**WHAT THE EXERCISE ASKS**
Without the images, write out all of the following entries exactly.

**SUPPLIED MATERIAL**
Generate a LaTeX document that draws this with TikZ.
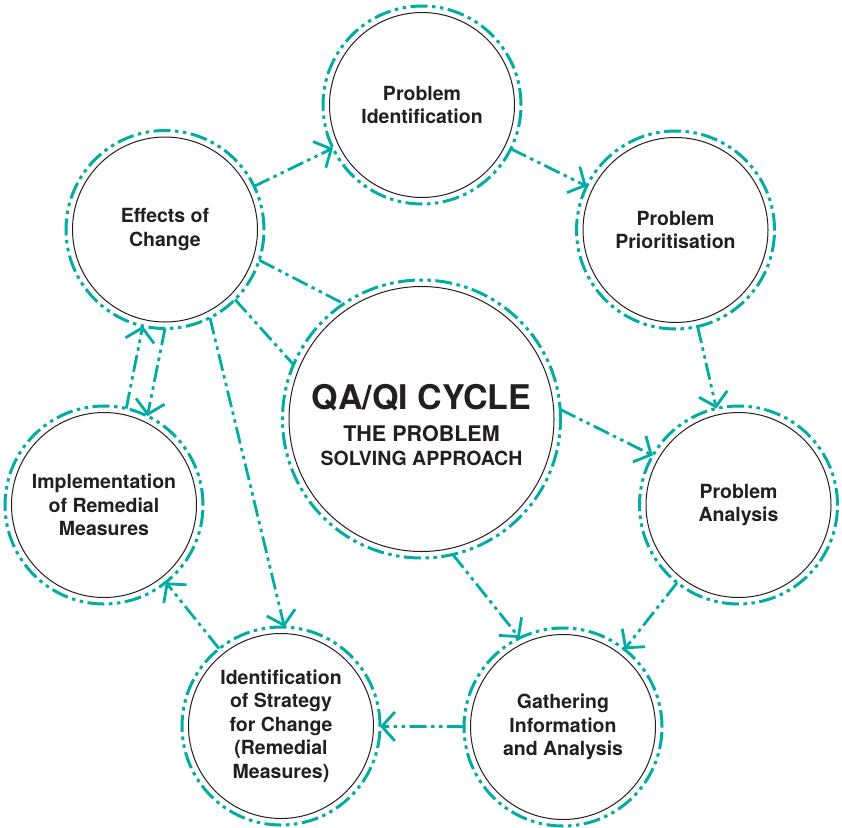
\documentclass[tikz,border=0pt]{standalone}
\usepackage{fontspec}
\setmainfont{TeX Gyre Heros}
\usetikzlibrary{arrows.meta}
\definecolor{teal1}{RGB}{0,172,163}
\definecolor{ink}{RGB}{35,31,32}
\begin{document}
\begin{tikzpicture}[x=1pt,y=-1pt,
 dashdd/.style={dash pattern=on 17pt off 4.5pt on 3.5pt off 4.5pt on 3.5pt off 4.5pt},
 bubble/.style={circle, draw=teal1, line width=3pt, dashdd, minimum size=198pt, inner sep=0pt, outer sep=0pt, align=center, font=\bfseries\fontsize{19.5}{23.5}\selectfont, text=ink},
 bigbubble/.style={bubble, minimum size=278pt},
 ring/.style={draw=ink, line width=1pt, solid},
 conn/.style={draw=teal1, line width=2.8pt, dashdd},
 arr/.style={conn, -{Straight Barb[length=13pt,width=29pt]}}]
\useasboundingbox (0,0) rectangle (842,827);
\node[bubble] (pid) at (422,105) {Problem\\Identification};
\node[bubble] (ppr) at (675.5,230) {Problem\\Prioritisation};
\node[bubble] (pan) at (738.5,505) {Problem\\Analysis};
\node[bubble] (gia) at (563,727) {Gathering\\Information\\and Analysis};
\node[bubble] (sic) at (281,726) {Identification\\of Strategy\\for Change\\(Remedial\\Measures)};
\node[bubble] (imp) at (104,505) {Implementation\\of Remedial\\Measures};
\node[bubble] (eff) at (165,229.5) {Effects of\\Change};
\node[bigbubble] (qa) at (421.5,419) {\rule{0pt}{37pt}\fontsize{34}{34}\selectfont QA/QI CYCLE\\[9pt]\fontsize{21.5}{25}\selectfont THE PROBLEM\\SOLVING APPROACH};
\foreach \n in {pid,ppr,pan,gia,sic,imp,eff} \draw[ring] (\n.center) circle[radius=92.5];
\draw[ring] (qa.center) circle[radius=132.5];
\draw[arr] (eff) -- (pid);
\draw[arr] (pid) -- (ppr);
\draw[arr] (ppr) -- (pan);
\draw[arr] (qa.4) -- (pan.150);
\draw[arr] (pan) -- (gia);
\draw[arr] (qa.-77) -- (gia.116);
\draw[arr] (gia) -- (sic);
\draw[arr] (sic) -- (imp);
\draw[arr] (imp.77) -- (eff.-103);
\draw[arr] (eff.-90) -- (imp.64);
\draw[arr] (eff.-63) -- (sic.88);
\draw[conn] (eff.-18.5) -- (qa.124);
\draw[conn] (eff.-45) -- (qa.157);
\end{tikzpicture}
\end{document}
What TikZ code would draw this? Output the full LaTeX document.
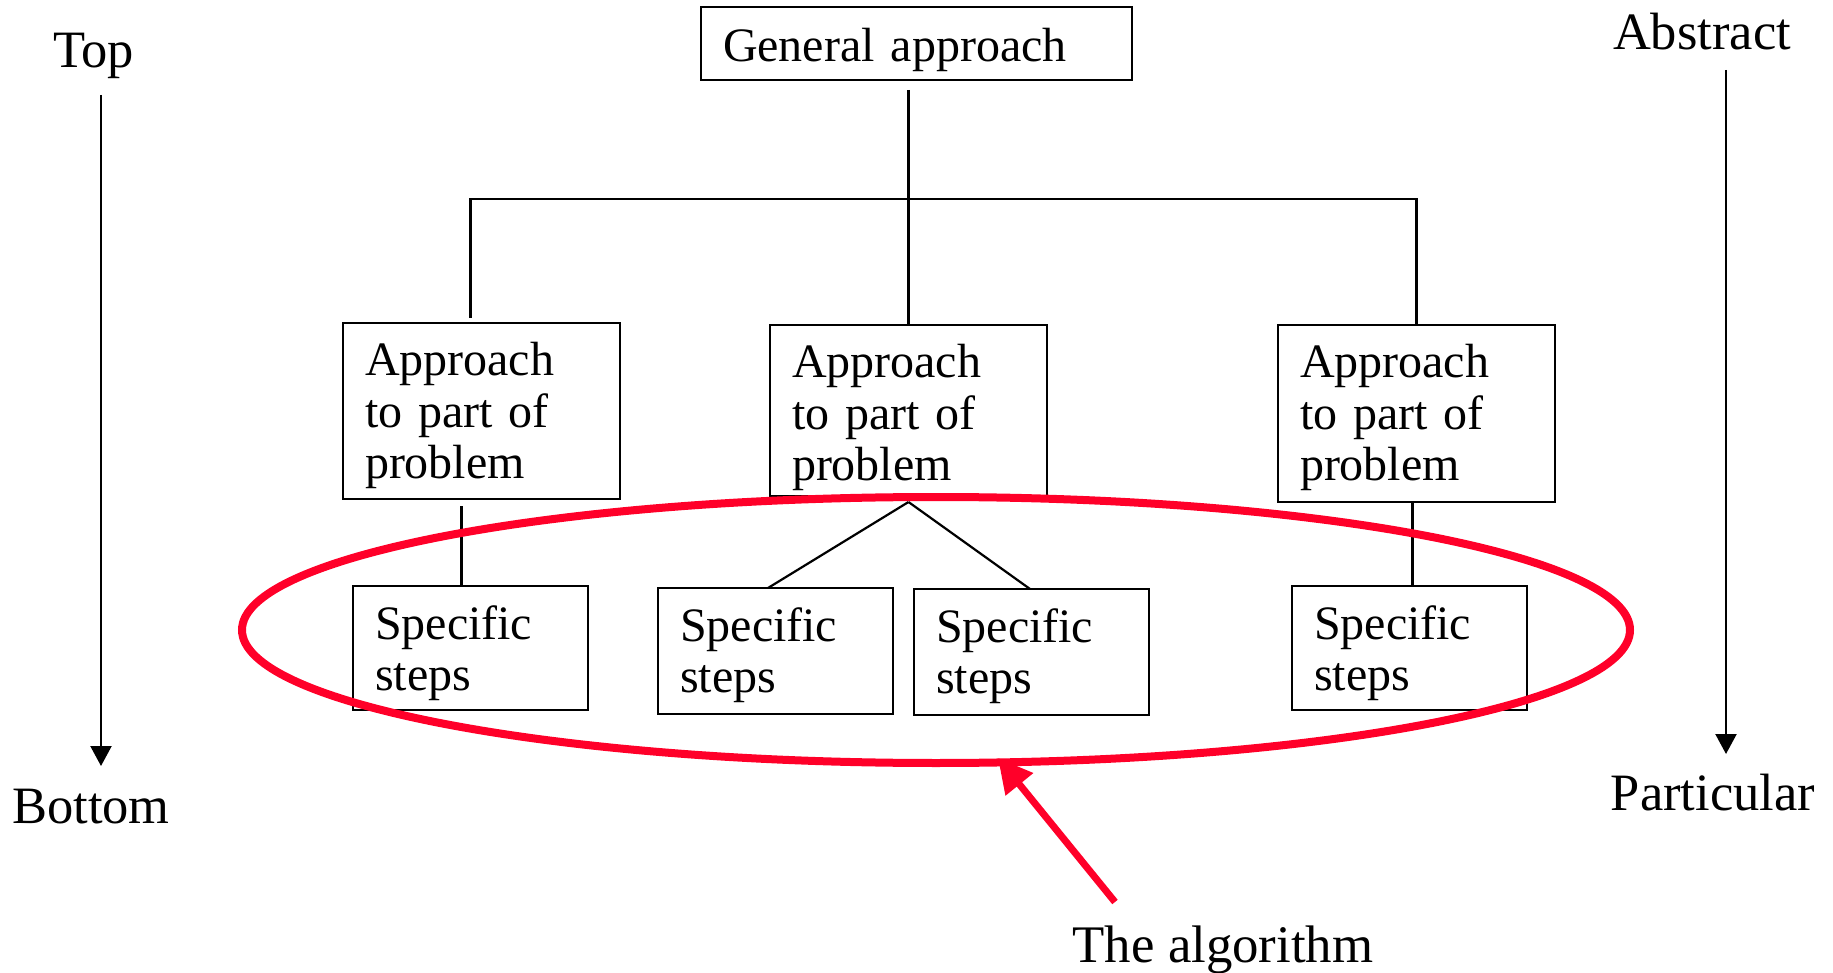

**CORRECT RESPONSE**
Generate a LaTeX document that draws this with TikZ.
\documentclass[tikz,border=0pt]{standalone}
\usepackage{fontspec}
\setmainfont{TeX Gyre Heros}
\usetikzlibrary{arrows.meta}
\definecolor{teal1}{RGB}{0,172,163}
\definecolor{ink}{RGB}{35,31,32}
\begin{document}
\begin{tikzpicture}[x=1pt,y=-1pt,
 dashdd/.style={dash pattern=on 17pt off 4.5pt on 3.5pt off 4.5pt on 3.5pt off 4.5pt},
 bubble/.style={circle, draw=teal1, line width=3pt, dashdd, minimum size=198pt, inner sep=0pt, outer sep=0pt, align=center, font=\bfseries\fontsize{19.5}{23.5}\selectfont, text=ink},
 bigbubble/.style={bubble, minimum size=278pt},
 ring/.style={draw=ink, line width=1pt, solid},
 conn/.style={draw=teal1, line width=2.8pt, dashdd},
 arr/.style={conn, -{Straight Barb[length=13pt,width=29pt]}}]
\useasboundingbox (0,0) rectangle (842,827);
\node[bubble] (pid) at (422,105) {Problem\\Identification};
\node[bubble] (ppr) at (675.5,230) {Problem\\Prioritisation};
\node[bubble] (pan) at (738.5,505) {Problem\\Analysis};
\node[bubble] (gia) at (563,727) {Gathering\\Information\\and Analysis};
\node[bubble] (sic) at (281,726) {Identification\\of Strategy\\for Change\\(Remedial\\Measures)};
\node[bubble] (imp) at (104,505) {Implementation\\of Remedial\\Measures};
\node[bubble] (eff) at (165,229.5) {Effects of\\Change};
\node[bigbubble] (qa) at (421.5,419) {\rule{0pt}{37pt}\fontsize{34}{34}\selectfont QA/QI CYCLE\\[9pt]\fontsize{21.5}{25}\selectfont THE PROBLEM\\SOLVING APPROACH};
\foreach \n in {pid,ppr,pan,gia,sic,imp,eff} \draw[ring] (\n.center) circle[radius=92.5];
\draw[ring] (qa.center) circle[radius=132.5];
\draw[arr] (eff) -- (pid);
\draw[arr] (pid) -- (ppr);
\draw[arr] (ppr) -- (pan);
\draw[arr] (qa.4) -- (pan.150);
\draw[arr] (pan) -- (gia);
\draw[arr] (qa.-77) -- (gia.116);
\draw[arr] (gia) -- (sic);
\draw[arr] (sic) -- (imp);
\draw[arr] (imp.77) -- (eff.-103);
\draw[arr] (eff.-90) -- (imp.64);
\draw[arr] (eff.-63) -- (sic.88);
\draw[conn] (eff.-18.5) -- (qa.124);
\draw[conn] (eff.-45) -- (qa.157);
\end{tikzpicture}
\end{document}
What TikZ code would draw this? Output the full LaTeX document.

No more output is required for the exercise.